Prevented free trials from being incorrectly applied
If a customer on your site had 2 products in their cart, one of which had a free trial, and the other did not, a free trial was getting applied to both. That bug has also been resolved in version 2.8. Products with free trials and products without free trials can no longer be purchased at the same time. If attempted by a customer, they will receive an error stating “Error: Free trials and non-trials may not be purchased at the same time. Please purchase each separately.”
Resolved multi-currency issue
If you have a custom integration with EDD that charges customers in a different currency than your default currency for your shop, there were previously issues with
the Paypal Pro/Express gateways in that it expected the currency to match the store’s default currency instead of using the unique payment record’s currency. That has now been resolved.
Search results on the Subscriptions page
When searching through your subscriptions in the admin dashboard, the number of found posts always reflected the total number of subscriptions, as opposed to showing the number found in your search query. That has now been resolved.
PayPal eChecks with subscriptions
If a person chose to buy a subscription and paid with an eCheck, previously those payments were not labelled with the “eCheck” label. Those now have code in place to be handled and labelled correctly.
This sounds really good. Hope it will solve our problems with more than 40 incorrect invoices from older recurring payments.
But I have one big question, how do you handle older recurring payments, where the four fields (initial_tax_rate, initial_tax, recurring_tax_rate and recurring_tax) weren’t set and data is already sent to the payment gateways?
Did you also think about the possibility that states change their VAT rates or in the case of the UK that after the brexit there is not need for charge with VAT anymore?

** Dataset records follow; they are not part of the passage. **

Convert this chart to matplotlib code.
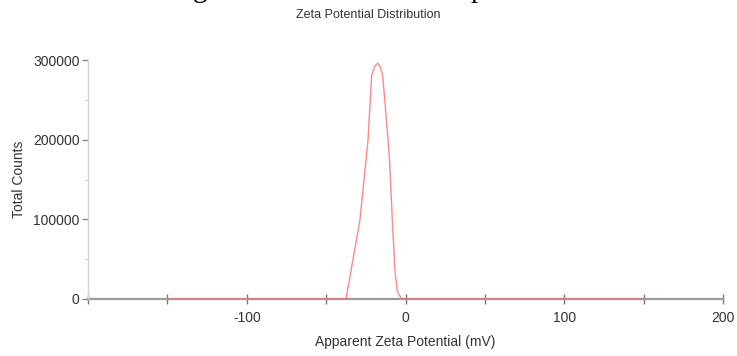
"""
plot.py
Zeta potential distribution (total counts vs apparent zeta potential).
"""

import matplotlib.pyplot as plt
from matplotlib.ticker import MultipleLocator

# courbe (mV, counts)
ZETA_MV = [-148, -37.5, -28.7, -23.6, -21.3, -19.5, -17.5, -15.8,
           -14.4, -11.9, -10.2, -8.3, -6.6, -5.1, -2.4, 148]
COUNTS = [0, 0, 99000, 200000, 281000, 292000, 296000, 291000,
          281000, 222000, 180000, 99000, 34000, 9000, 0, 0]

X_TICKS = [-100, 0, 100, 200]
Y_TICKS = [0, 100000, 200000, 300000]

TXT = '#333333'

plt.rcParams['font.family'] = ['Liberation Sans', 'DejaVu Sans']

fig = plt.figure(figsize=(7.37, 3.56), dpi=100)
ax = fig.add_axes([88 / 737, 1 - 299 / 356, (723 - 88) / 737, (299 - 60) / 356])

ax.plot(ZETA_MV, COUNTS, color='#ff6a6a', lw=1.0, alpha=0.8, zorder=3)

ax.set_xlim(-200, 200)
ax.set_ylim(0, 300000)

for side in ('top', 'right'):
    ax.spines[side].set_visible(False)
ax.spines['left'].set_color('#d4d4d4')
ax.spines['left'].set_linewidth(1.0)
ax.spines['bottom'].set_color('#9a9a9a')
ax.spines['bottom'].set_linewidth(1.6)
ax.spines['bottom'].set_zorder(2)

ax.set_xticks(X_TICKS)
ax.set_xticklabels([str(v) for v in X_TICKS])
ax.xaxis.set_minor_locator(MultipleLocator(50))
ax.tick_params(axis='x', which='both', direction='inout', length=7,
               width=1.0, color='#777777', pad=5, labelsize=10, labelcolor=TXT)

ax.set_yticks(Y_TICKS)
ax.set_yticklabels([str(v) for v in Y_TICKS])
ax.yaxis.set_minor_locator(MultipleLocator(50000))
ax.tick_params(axis='y', which='major', direction='out', length=4,
               width=1.0, color='#888888', pad=2, labelsize=10, labelcolor=TXT)
ax.tick_params(axis='y', which='minor', direction='out', length=2,
               width=0.8, color='#cccccc')

ax.set_xlabel('Apparent Zeta Potential (mV)', fontsize=10, color=TXT, labelpad=7)
ax.set_ylabel('Total Counts', fontsize=10, color=TXT, labelpad=5)

fig.text(368 / 737, 1 - 15 / 356, 'Zeta Potential Distribution',
         ha='center', va='center', fontsize=9, color=TXT)

# bas de la légende en serif coupée en haut de l'image
fig.text(200 / 737, 1 + 3 / 356, 'g', ha='center', va='baseline',
         fontsize=21, family='Liberation Serif', color='black')
fig.text(478 / 737, 1 + 3 / 356, 'p', ha='center', va='baseline',
         fontsize=21, family='Liberation Serif', color='black')

fig.savefig('out.png', dpi=100)
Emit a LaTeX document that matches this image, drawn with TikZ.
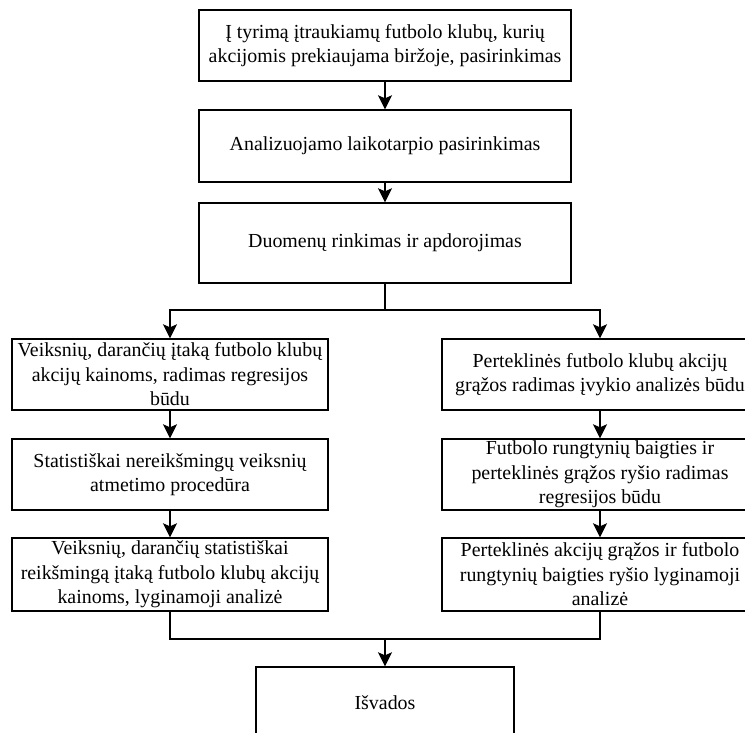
\documentclass[tikz,border=0pt]{standalone}
\usepackage{fontspec}
\setmainfont{Liberation Serif}
\usepackage{xcolor}
\usepackage{tikz}
\usetikzlibrary{arrows.meta,positioning}
\definecolor{ink}{HTML}{000000}
\tikzset{
  blk/.style={draw=ink, line width=1.4pt, fill=white, inner sep=1pt,
              align=center, font=\fontsize{19.9}{24.5}\selectfont},
  topb/.style={blk, minimum width=372pt, minimum height=71pt},
  sideb/.style={blk, minimum width=316pt, minimum height=72pt},
  ln/.style={line width=1.4pt, draw=ink},
  ar/.style={ln, -{Stealth[length=14pt,width=14pt,inset=3pt]}},
}

\begin{document}
\begin{tikzpicture}[x=1pt, y=-1pt]
  \useasboundingbox (0,0) rectangle (745,733);
  \clip (0,0) rectangle (745,733);

  % bendra dalis
  \node[topb] (sel) at (385,45.5)
       {Į tyrimą įtraukiamų futbolo klubų, kurių\\
        akcijomis prekiaujama biržoje, pasirinkimas};
  \node[topb, minimum height=72pt] (per) at (385,146)
       {Analizuojamo laikotarpio pasirinkimas};
  \node[topb, minimum height=80pt] (dat) at (385,243)
       {Duomenų rinkimas ir apdorojimas};

  % kairioji šaka
  \node[sideb, minimum height=71pt] (l1) at (170,374.5)
       {Veiksnių, darančių įtaką futbolo klubų\\
        akcijų kainoms, radimas regresijos\\būdu};
  \node[sideb, minimum height=71pt] (l2) at (170,474.5)
       {Statistiškai nereikšmingų veiksnių\\atmetimo procedūra};
  \node[sideb, minimum height=73pt] (l3) at (170,574.5)
       {Veiksnių, darančių statistiškai\\
        reikšmingą įtaką futbolo klubų akcijų\\
        kainoms, lyginamoji analizė};

  % dešinioji šaka
  \node[sideb, minimum height=71pt] (r1) at (600,374.5)
       {Perteklinės futbolo klubų akcijų\\
        grąžos radimas įvykio analizės būdu};
  \node[sideb, minimum height=71pt] (r2) at (600,474.5)
       {Futbolo rungtynių baigties ir\\
        perteklinės grąžos ryšio radimas\\regresijos būdu};
  \node[sideb, minimum height=73pt] (r3) at (600,574.5)
       {Perteklinės akcijų grąžos ir futbolo\\
        rungtynių baigties ryšio lyginamoji\\analizė};

  % išvados
  \node[blk, minimum width=258pt, minimum height=72pt] (out) at (385,703)
       {Išvados};

  % jungtys
  \coordinate (split) at (385,310);
  \coordinate (merge) at (385,639);
  \draw[ar] (sel) -- (per);
  \draw[ar] (per) -- (dat);
  \draw[ln] (dat.south) -- (split);
  \draw[ar] (split) -| (l1.north);
  \draw[ar] (split) -| (r1.north);
  \draw[ar] (l1) -- (l2);
  \draw[ar] (l2) -- (l3);
  \draw[ar] (r1) -- (r2);
  \draw[ar] (r2) -- (r3);
  \draw[ln] (l3.south) |- (merge);
  \draw[ln] (r3.south) |- (merge);
  \draw[ar] (merge) -- (out.north);
\end{tikzpicture}
\end{document}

There is an upgrade routine that gets run after the update is installed that will go through every subscription record and populate those fields. Once the upgrade routine is finished (can take a while), all subscription records will show the initial and recurring tax amounts.

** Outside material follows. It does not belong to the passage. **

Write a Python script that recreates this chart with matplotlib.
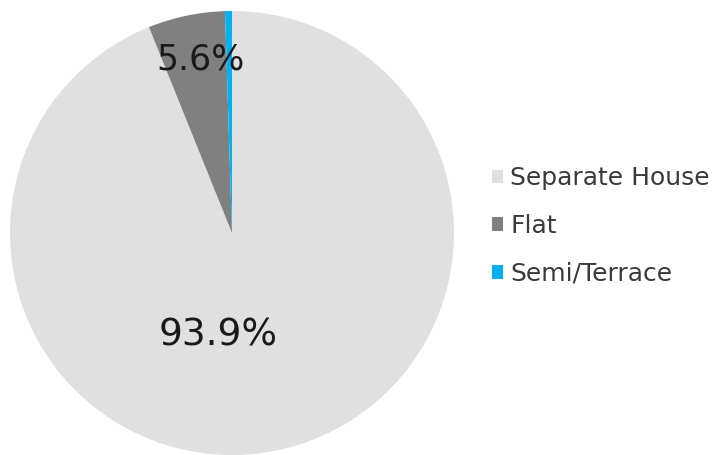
import matplotlib
matplotlib.use("Agg")
import matplotlib.pyplot as plt
from matplotlib.patches import Patch

categories = ["Separate House", "Flat", "Semi/Terrace"]
values = [93.9, 5.6, 0.5]
colors = ["#E0E0E0", "#808080", "#00B0F0"]

plt.rcParams['font.family'] = ['DejaVu Sans']

fig = plt.figure(figsize=(7.2, 4.55), dpi=100)
ax = fig.add_axes([10/720, 0/455, 444/720, 444/455])
wedges, texts, autotexts = ax.pie(values, colors=colors, startangle=90, counterclock=False,
                                  autopct=lambda p: f"{p:.1f}%", pctdistance=0.8,
                                  wedgeprops=dict(linewidth=0))
ax.set_xlim(-1, 1)
ax.set_ylim(-1, 1)
ax.set_aspect('equal')
for t in autotexts:
    t.set_color('#1a1a1a')
autotexts[0].set_fontsize(27)
autotexts[1].set_fontsize(25)
autotexts[0].set_position((-0.06, -0.46))
autotexts[1].set_position((-0.14, 0.78))
autotexts[2].set_visible(False)

handles = [Patch(facecolor=c, edgecolor='none') for c in colors]
fig.legend(handles, categories, loc='center left', bbox_to_anchor=(479/720, 1 - 226/455),
           frameon=False, fontsize=18, handlelength=0.45, handleheight=0.45,
           handletextpad=0.3, labelspacing=0.95, labelcolor='#3a3a3a', borderpad=0)

fig.savefig("out.png", dpi=100)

We haven’t yet added a way to disable taxes on existing subscriptions (for future renewal payments) but that may be something we can add in the future.
Hi Pippin,
Will this work with the EU VAT plugin you recommend on your Tax Settings page? I’m talking about this one here: http://www.wproute.com/2013/10/vat-for-edd/
I don’t think there should be any problem, but taxes are such a complicated part, I just want to be sure everything will be OK.
Yes that should work perfectly fine!
Tax rate changes or expired VAT numbers (customer no longer being eligible for VAT exemption but subscription being registered without any tax) are a quite a headache for us now, so I hope this will also open up doors for more flexibibility in that area. There are two scenarios here:
1) Total amount (on the payment processor end) does not change, but taxes and thus the net amount do, resulting in higher or lower margin for the merchant (currently the only way to do this, manually)
2) Total amount is adjusted before renewal to reflect latest tax settings. I imagine this is much more complex as it would require triggering a change right _before_ the actual renewal and I don’t know if this is supported by all payment processors…
Having 1) automated would already help tremendously though!